= Manit Sriwanichpoom =

Thai photographer

Manit Sriwanichpoom (มานิต ศรีวานิชภูมิ, born 27 September, 1961) is a Thai photographer, writer, contemporary artist and social activist. His most notable work is a photo set called Pink Man. The set consists of photos of a man in pink silk tuxedo and his pink shopping cart shot in different locations around the world.

== Biography ==
Manit was born in Bangkok and graduated from Srinakharinwirot University. After graduation, he worked as a photographer for Bureau Bangkok. In 2007, he won the Higashikawa Prize from a photo fiesta in Hokkaido, Japan.

He worked in the film industry as a producer and cinematographer of Citizen Juling (2008), Shakespeare Must Die (2012) and Censor Must Die (2014).

== Work ==
In 1982, Manit had his first exhibition in a group exhibition called "5 View Points" at the Bhirasri Modern Art Institute in Bangkok. His first solo exhibition was "Artists in Back & White" in 1990 at Alliance Française in Bangkok. In 1985, he had his first international group exhibition "The 4th Asian Painting" in Brunei. He got his first solo international exhibition "Phantom Parody" in Singapore and "Bangkok in Pink" in Japan in 2002.

=== Pink Man ===
In 1997, he created the Pink Man collection to convey his attitude towards consumerism in Thailand and around the world. The first collection was called Pink Man Begins, featuring photos of a man in a pink silk tuxedo (played by Sompong Thawee) and his pink shopping cart in La-Lai-Sup market, Bangkok.

According to Manit, "Pink Man is my upset and alienated feeling towards the concept of consumerism which has been accepted simply and without consideration by Thai society. I feel that this system has enslaved us without our realization. Moreover, we are being forced to act in the same way; there is a move towards uniformity. Pink Man is wandering quietly and smilelessly, like a robot".

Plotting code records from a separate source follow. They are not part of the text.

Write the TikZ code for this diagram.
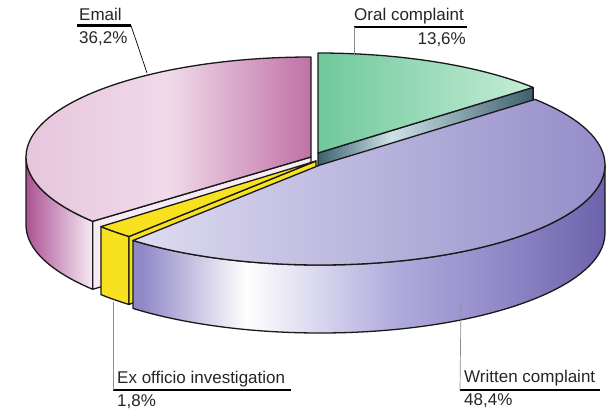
\documentclass[tikz,border=0pt]{standalone}
\usepackage{fontspec}
\setmainfont{Liberation Sans}
\usepackage{tikz}
\usetikzlibrary{calc}
\definecolor{emaillight}  {RGB}{240, 218, 234}
\definecolor{emaildeep}   {RGB}{192, 114, 166}
\definecolor{emailside}   {RGB}{172,  82, 148}
\definecolor{emailpale}   {RGB}{246, 234, 244}
\definecolor{orallight}   {RGB}{198, 237, 215}
\definecolor{oraldeep}    {RGB}{112, 200, 156}
\definecolor{oraledge}    {RGB}{ 62,  96, 110}
\definecolor{oraledgelt}  {RGB}{205, 226, 232}
\definecolor{writtenlight}{RGB}{222, 220, 240}
\definecolor{writtendeep} {RGB}{145, 137, 199}
\definecolor{writtendark} {RGB}{108,  98, 172}
\definecolor{writtenmid}  {RGB}{175, 170, 220}
\definecolor{exofficio}   {RGB}{248, 226,  32}
\pgfdeclarehorizontalshading{writtenside}{100bp}{color(0bp)=(writtendeep); color(26bp)=(writtendeep);
	color(37bp)=(white); color(53bp)=(writtenmid); color(64bp)=(writtendeep); color(75bp)=(writtendark); color(100bp)=(writtendark)}
\pgfdeclarehorizontalshading{oralcut}{100bp}{color(0bp)=(oraledge); color(25bp)=(oraledge);
	color(42bp)=(oraledgelt); color(75bp)=(oraledge); color(100bp)=(oraledge)}
\tikzset{
	slice/.style={draw=black!90, line width=1.3pt, line join=round},
	leader/.style={draw=black!45, line width=0.7pt},
	underline/.style={draw=black, line width=2.6pt},
	lbl/.style={inner sep=0pt, text=black!85, font=\fontsize{17}{20}\selectfont},
}

\begin{document}
\begin{tikzpicture}[x=1pt,y=1pt]
	\useasboundingbox (0,0) rectangle (607,-412);
	% slice centres
	\coordinate (emailc) at (311,-157);
	\coordinate (oralc) at (318,-153);
	\coordinate (exc) at (316,-161);
	\coordinate (writtenc) at (320,-165);

	% email
	\draw[slice,left color=emailside,right color=emailpale] ($(emailc)+(180:285 and 100)$) arc[start angle=180,end angle=220,x radius=285,y radius=100]
		-- ++(0,-68) arc[start angle=220,end angle=180,x radius=285,y radius=100] -- cycle;
	\draw[slice,fill=emailpale] (emailc) -- ++(220:285 and 100) -- ++(0,-68) -- ([yshift=-68pt]emailc) -- cycle;
	\draw[slice,left color=emaillight!80!emaildeep,right color=emaildeep,middle color=emaillight] (emailc) -- ++(90:285 and 100)
		arc[start angle=90,end angle=220,x radius=285,y radius=100] -- cycle;

	% oral complaint
	\draw[slice,shading=oralcut] (oralc) -- ++(41:285 and 100) -- ++(0,-68) -- ([yshift=-68pt]oralc) -- cycle;
	\draw[slice,left color=oraldeep,right color=orallight] (oralc) -- ++(41:285 and 100)
		arc[start angle=41,end angle=90,x radius=285,y radius=100] -- cycle;

	% ex officio
	\draw[slice,fill=exofficio] ($(exc)+(221:285 and 100)$) arc[start angle=221,end angle=229,x radius=285,y radius=100]
		-- ++(0,-68) arc[start angle=229,end angle=221,x radius=285,y radius=100] -- cycle;
	\draw[slice,fill=exofficio] (exc) -- ++(229:285 and 100) -- ++(0,-68) -- ([yshift=-68pt]exc) -- cycle;
	\draw[slice,fill=exofficio] (exc) -- ++(221:285 and 100)
		arc[start angle=221,end angle=229,x radius=285,y radius=100] -- cycle;

	% written complaint
	\draw[slice,shading=writtenside] ($(writtenc)+(229:285 and 100)$) arc[start angle=229,end angle=360,x radius=285,y radius=100]
		-- ++(0,-68) arc[start angle=360,end angle=229,x radius=285,y radius=100] -- cycle;
	\draw[slice,left color=writtenlight,right color=writtendeep] (writtenc) -- ++(229:285 and 100)
		arc[start angle=229,end angle=401,x radius=285,y radius=100] -- cycle;

	% labels
	\node[lbl,anchor=base west] (emailname) at (79,-20.7) {Email};
	\node[lbl,anchor=base west] (emailpct) at (79,-44) {36,2\%};
	\coordinate (emailul) at (77,-25.5);
	\coordinate (emailur) at (131,-25.5);
	\coordinate (emailtip) at (147,-73);
	\draw[underline] (emailul) -- (emailur);
	\draw[line width=0.7pt] (emailur) -- (emailtip);

	\node[lbl,anchor=base west] (oralname) at (354,-20.7) {Oral complaint};
	\node[lbl,anchor=base east] (oralpct) at (466,-45) {13,6\%};
	\coordinate (oralul) at (354,-27);
	\coordinate (oralur) at (467,-27);
	\coordinate (oraltip) at (354,-56);
	\draw[underline] (oralul) -- (oralur);
	\draw[leader] (oralul) -- (oraltip);

	\node[lbl,anchor=base west] (exname) at (117,-383) {Ex officio investigation};
	\node[lbl,anchor=base west] (expct) at (117,-406) {1,8\%};
	\coordinate (exul) at (113,-390);
	\coordinate (exur) at (291,-390);
	\coordinate (extip) at (113,-302);
	\draw[underline] (exul) -- (exur);
	\draw[leader] (exul) -- (extip);

	\node[lbl,anchor=base west] (writtenname) at (464,-382) {Written complaint};
	\node[lbl,anchor=base west] (writtenpct) at (464,-405) {48,4\%};
	\coordinate (writtenul) at (460,-390);
	\coordinate (writtenur) at (600,-390);
	\coordinate (writtentip) at (461,-303);
	\draw[underline] (writtenul) -- (writtenur);
	\draw[leader] (writtenul) -- (writtentip);
\end{tikzpicture}
\end{document}
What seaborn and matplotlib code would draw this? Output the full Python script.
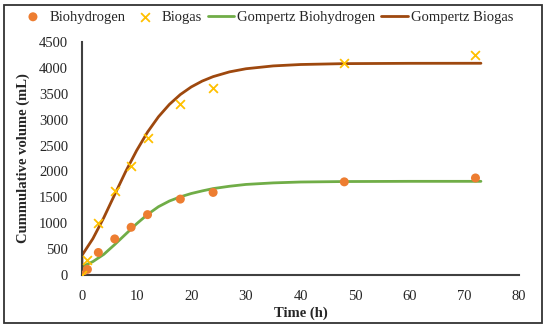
import numpy as np
import pandas as pd
import seaborn as sns
import matplotlib.pyplot as plt
from matplotlib.patches import Rectangle

# measured points
time_h = [0, 1, 3, 6, 9, 12, 18, 24, 48, 72]
biohydrogen = [0, 110, 436, 698, 923, 1167, 1467, 1596, 1800, 1875]
biogas = [0, 288, 1013, 1621, 2102, 2640, 3302, 3615, 4096, 4250]

# fitted curves
fit_time = [0, 0, 2, 4, 6, 8, 10, 12, 14, 16, 18, 20, 22, 24, 27, 30, 35, 40, 48, 60, 73]
gompertz_h2 = [0, 160, 260, 400, 590, 790, 990, 1170, 1320, 1430, 1510, 1575, 1625, 1670,
               1715, 1750, 1780, 1797, 1806, 1810, 1810]
gompertz_biogas = [0, 380, 703, 1109, 1556, 1999, 2404, 2761, 3057, 3296, 3486, 3633, 3746,
                   3832, 3924, 3984, 4039, 4066, 4083, 4089, 4090]

x_ticks = [0, 10, 20, 30, 40, 50, 60, 70, 80]
y_ticks = [0, 500, 1000, 1500, 2000, 2500, 3000, 3500, 4000, 4500]

pts = pd.DataFrame({'t': time_h, 'h2': biohydrogen, 'gas': biogas})
fit = pd.DataFrame({'t': fit_time, 'h2': gompertz_h2, 'gas': gompertz_biogas})

sns.set_style('white')
plt.rcParams['font.family'] = ['Liberation Serif', 'DejaVu Serif']

fig = plt.figure(figsize=(5.5, 3.31), dpi=100)
ax = fig.add_axes([0.149, 0.169, 0.795, 0.704])

sns.scatterplot(data=pts, x='t', y='h2', ax=ax, color='#ED7D31', marker='o', s=42,
                edgecolor='none', label='Biohydrogen', zorder=3)
sns.scatterplot(data=pts, x='t', y='gas', ax=ax, color='#FFC000', marker='x', s=40,
                linewidth=1.3, label='Biogas', zorder=3)
sns.lineplot(data=fit, x='t', y='h2', ax=ax, color='#70AD47', linewidth=2,
             estimator=None, sort=False, label='Gompertz Biohydrogen')
sns.lineplot(data=fit, x='t', y='gas', ax=ax, color='#9E480E', linewidth=2,
             estimator=None, sort=False, label='Gompertz Biogas')

ax.set_xlim(0, 80)
ax.set_ylim(0, 4500)
ax.set_xticks(x_ticks)
ax.set_yticks(y_ticks)
ax.tick_params(labelsize=10.5, length=0)
ax.tick_params(axis='x', pad=11)
ax.tick_params(axis='y', pad=10)
ax.set_xlabel('Time (h)', fontsize=10.5, fontweight='bold', labelpad=2)
ax.set_ylabel('Cummulative volume (mL)', fontsize=10.5, fontweight='bold', labelpad=6)
for side in ['top', 'right']:
    ax.spines[side].set_visible(False)
for side in ['left', 'bottom']:
    ax.spines[side].set_color('#404040')
    ax.spines[side].set_linewidth(1.5)

handles, labels = ax.get_legend_handles_labels()
ax.get_legend().remove()
fig.legend(handles, labels, loc='upper center', bbox_to_anchor=(0.485, 0.995), ncol=4,
           frameon=False, fontsize=10.5, handlelength=1.8, handletextpad=0.25,
           columnspacing=0.4, borderaxespad=0.2)

fig.patches.append(Rectangle((4 / 550, 1 - 323 / 331), 538 / 550, 318 / 331,
                             transform=fig.transFigure, fill=False,
                             edgecolor='#333333', linewidth=1.3))

fig.savefig('out.png', dpi=100)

In 1998, he made a second set of photographs called Pink Man on Tour are taken at tourist locations in Thailand to show disagreement to the government's campaign called "Amazing Thailand". In 2000, he published the Pink Man on European Tour" photo set; In 2001, he made a photo set called Horror in Pink showing photos of the pink man edited into historical photos of the 1976 Thammasat University massacre to remind people of that event again. In 2003, he created the sets call Pink Man in Venice, Hungry Ghost, and Pink Man in Paradise. He published La Vie en Pink in 2004, Pink, White & Blue in 2005, Beijing pink in 2006 and made a model product from the Pink Man character as "Pink Man—The Icon of Consumerism" during 2007 – 2008.

=== Kathmandu Gallery ===
In 2006, he also opened a gallery called Kathmandu Photo Gallery on Pan Road, Silom, Bangkok. It features his own works, but also the works of other artists.

===Cinema Oasis===
With collaborator and financial backer, Ing Kanjanavanit, AKA Ing K, Manit opened Cinema Oasis in central Bangkok. It has a 48-seat screening room with a five-metre screen and Dolby 5.1 surround sound system. Manit says that the initial urge to build the cinema was fueled the pair's outrage over the banning of their films. The cinema's mission has evolved into exposing people to films they would not normally see and to provide a platform for independent filmmakers. "Our first programme was a series called 'Beyond Pad Thai', Thai films that are underrated and little known," he said.

=== Political work ===
In October 2007, Manit and Vasan Sitthiket together founded a political party called the "Silapin Party", to criticize the policy of the Thai Rak Thai Party. Manit served as deputy chief, but later he quit the party on 15 November 2007. The party was disbanded in 2009.